Sugar Bears Come Out to Play as Surplus Swells on Asia Crops
(Bloomberg) -- There’s about to be enough sugar piled up in warehouses to make three chocolate cakes for every person in the world, and that’s got the market spooked.
Supplies are booming thanks to the outlook for record harvests in India and Thailand, the world’s No. 2 exporter. The glut has already sent futures in New York to the lowest since September 2015, and hedge funds are gearing up for more losses. The investors are holding the biggest net-short position, or bets on declining prices, in six weeks.
Citigroup Inc. expects a global surplus of 11.1 million metric tons this season, Aakash Doshi, a New York-based analyst, said in a March 13 report. The bank raised its outlook about 2.8 percent from a February projection, citing gains in Asian production. The excess would be big enough to almost satisfy a full year’s worth of demand in the U.S., government data show.
Given the current fundamentals, the price “is not going to improve right back,” said Donald Selkin, the New York-based chief market strategist at Newbridge Securities Corp., which has $2 billion under management. Without a big shift in demand or unexpected weather issues for crops, the oversupply probably will linger, he said.
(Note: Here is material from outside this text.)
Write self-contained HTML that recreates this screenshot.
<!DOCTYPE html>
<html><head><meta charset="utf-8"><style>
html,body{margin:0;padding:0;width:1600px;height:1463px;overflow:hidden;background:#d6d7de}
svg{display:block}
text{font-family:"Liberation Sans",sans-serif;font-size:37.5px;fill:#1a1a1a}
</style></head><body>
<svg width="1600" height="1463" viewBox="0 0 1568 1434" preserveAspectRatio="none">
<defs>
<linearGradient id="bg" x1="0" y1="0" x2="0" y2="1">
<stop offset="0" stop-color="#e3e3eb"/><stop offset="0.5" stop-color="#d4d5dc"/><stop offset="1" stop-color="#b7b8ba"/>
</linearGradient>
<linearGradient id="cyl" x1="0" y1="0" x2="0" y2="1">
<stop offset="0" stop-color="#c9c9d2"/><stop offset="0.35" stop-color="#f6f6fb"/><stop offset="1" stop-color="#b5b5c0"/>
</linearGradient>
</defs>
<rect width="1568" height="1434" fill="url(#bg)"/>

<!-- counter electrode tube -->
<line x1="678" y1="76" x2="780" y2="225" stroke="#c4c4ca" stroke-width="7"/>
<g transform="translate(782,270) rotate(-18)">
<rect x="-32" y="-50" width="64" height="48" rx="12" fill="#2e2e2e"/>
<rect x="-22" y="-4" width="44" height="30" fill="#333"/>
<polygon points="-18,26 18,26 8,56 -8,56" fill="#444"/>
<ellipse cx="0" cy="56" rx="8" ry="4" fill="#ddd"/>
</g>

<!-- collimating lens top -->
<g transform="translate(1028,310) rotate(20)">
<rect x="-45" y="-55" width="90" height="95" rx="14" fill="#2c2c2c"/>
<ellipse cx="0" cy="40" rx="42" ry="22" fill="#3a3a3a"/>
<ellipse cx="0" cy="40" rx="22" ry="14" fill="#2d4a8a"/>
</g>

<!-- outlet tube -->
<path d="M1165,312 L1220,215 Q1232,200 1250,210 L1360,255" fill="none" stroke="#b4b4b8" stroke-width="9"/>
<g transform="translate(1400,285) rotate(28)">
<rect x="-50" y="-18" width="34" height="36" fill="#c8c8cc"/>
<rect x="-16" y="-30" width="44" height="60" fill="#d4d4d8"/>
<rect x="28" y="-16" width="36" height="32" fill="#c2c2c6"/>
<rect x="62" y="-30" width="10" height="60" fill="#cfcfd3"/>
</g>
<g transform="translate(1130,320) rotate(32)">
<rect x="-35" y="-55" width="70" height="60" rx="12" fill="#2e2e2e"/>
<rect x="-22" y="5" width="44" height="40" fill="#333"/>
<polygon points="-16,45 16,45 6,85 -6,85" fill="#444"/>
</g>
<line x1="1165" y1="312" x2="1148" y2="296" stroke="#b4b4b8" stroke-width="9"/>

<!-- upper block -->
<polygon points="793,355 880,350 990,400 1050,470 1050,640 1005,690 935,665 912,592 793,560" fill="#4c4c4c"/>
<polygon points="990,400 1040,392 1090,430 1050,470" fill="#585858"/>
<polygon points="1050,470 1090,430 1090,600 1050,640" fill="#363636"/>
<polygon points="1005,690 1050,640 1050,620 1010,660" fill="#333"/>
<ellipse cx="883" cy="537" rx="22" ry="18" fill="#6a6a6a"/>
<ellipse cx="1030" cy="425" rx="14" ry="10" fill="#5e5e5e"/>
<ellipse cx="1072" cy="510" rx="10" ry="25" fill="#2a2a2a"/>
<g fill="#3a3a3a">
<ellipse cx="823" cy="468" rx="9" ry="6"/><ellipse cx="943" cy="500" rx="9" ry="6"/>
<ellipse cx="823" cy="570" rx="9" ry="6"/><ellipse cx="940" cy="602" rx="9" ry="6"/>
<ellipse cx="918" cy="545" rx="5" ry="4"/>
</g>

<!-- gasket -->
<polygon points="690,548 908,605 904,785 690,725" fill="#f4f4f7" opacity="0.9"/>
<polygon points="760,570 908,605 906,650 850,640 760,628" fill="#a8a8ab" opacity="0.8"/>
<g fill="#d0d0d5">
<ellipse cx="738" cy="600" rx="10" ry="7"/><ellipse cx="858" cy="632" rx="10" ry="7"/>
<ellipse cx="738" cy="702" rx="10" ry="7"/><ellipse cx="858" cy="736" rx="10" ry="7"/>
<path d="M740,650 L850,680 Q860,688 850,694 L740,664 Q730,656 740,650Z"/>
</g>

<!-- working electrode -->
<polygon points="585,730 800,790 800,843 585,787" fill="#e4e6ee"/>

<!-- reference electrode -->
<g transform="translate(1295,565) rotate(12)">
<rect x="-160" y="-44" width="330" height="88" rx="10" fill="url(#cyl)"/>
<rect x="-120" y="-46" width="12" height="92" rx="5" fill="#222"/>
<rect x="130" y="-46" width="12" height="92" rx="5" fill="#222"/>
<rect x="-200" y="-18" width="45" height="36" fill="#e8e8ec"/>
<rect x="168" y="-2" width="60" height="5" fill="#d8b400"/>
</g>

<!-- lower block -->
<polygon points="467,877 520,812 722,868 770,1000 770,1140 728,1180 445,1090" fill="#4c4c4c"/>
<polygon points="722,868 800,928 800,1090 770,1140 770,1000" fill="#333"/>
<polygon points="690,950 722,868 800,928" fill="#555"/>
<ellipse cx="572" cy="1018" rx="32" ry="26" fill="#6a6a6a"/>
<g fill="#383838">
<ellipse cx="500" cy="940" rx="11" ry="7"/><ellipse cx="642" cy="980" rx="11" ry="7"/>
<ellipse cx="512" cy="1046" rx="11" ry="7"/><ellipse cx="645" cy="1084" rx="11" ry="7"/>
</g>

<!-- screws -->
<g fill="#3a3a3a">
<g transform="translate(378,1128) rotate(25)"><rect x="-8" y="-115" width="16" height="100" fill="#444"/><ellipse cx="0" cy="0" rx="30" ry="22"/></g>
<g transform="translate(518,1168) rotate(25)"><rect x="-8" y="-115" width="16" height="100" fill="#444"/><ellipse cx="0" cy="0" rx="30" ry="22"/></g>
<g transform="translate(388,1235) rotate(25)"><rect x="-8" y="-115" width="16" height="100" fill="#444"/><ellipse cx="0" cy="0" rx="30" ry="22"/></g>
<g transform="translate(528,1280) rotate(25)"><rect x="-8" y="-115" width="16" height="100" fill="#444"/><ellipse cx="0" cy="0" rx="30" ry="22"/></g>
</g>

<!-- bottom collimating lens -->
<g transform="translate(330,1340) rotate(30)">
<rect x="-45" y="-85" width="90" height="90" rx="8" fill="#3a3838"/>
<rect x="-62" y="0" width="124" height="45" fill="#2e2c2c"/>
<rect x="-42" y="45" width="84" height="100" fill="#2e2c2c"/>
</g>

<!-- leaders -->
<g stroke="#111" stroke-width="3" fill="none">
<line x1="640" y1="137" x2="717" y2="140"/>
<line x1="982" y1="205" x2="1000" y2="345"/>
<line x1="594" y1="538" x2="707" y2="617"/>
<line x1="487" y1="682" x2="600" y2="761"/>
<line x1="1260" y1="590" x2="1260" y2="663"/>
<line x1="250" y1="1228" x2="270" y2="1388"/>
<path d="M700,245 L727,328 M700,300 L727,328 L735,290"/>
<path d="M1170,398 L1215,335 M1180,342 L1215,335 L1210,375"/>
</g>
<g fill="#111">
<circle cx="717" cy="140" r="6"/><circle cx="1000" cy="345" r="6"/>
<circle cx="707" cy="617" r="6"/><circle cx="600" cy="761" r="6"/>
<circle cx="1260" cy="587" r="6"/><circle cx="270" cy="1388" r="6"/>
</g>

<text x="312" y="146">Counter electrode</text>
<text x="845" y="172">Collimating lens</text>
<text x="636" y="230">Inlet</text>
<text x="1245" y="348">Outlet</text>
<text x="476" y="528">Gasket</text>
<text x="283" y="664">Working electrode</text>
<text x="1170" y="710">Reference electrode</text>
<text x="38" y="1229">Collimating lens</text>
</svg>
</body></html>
Raw-sugar futures are down 18 percent this year to 12.46 cents a pound as of 10:32 a.m. in New York. That’s the biggest loss among the 22 components of the Bloomberg Commodity Index.
Funds are positioning for more losses. In the week ended March 13, money managers increased net-bearish holdings by 33 percent to 141,659 futures and options, Commodity Futures Trading Commission data showed Friday. The figure measures the difference between bets on a price decline and wagers on a rise.
Some oversupply stems from government subsidies to farmers in key producing countries, James Cassidy, global head of sugar derivatives for Societe Generale SA in New York, said in a telephone interview.
In India, a government-price setting program is sparking overproduction as Uttar Pradesh and Maharashtra, the largest cane-growing states, announced higher prices for the crop, M. Manickam, chairman of processor Sakthi Sugars Ltd., said in an interview with BloombergQuint this month.
In the current supply environment, “it’s not inconceivable” for prices to drop to 10 cents, SocGen’s Cassidy said. That would be a decline of 21 percent from Friday’s close.
One positive for bulls: Lower production in Brazil is tempering the glut prospects for next year. With soaring ethanol prices amid strong demand, the country’s mills are diverting more cane to make the biofuel. The nation is the No. 1 sugar grower and exporter.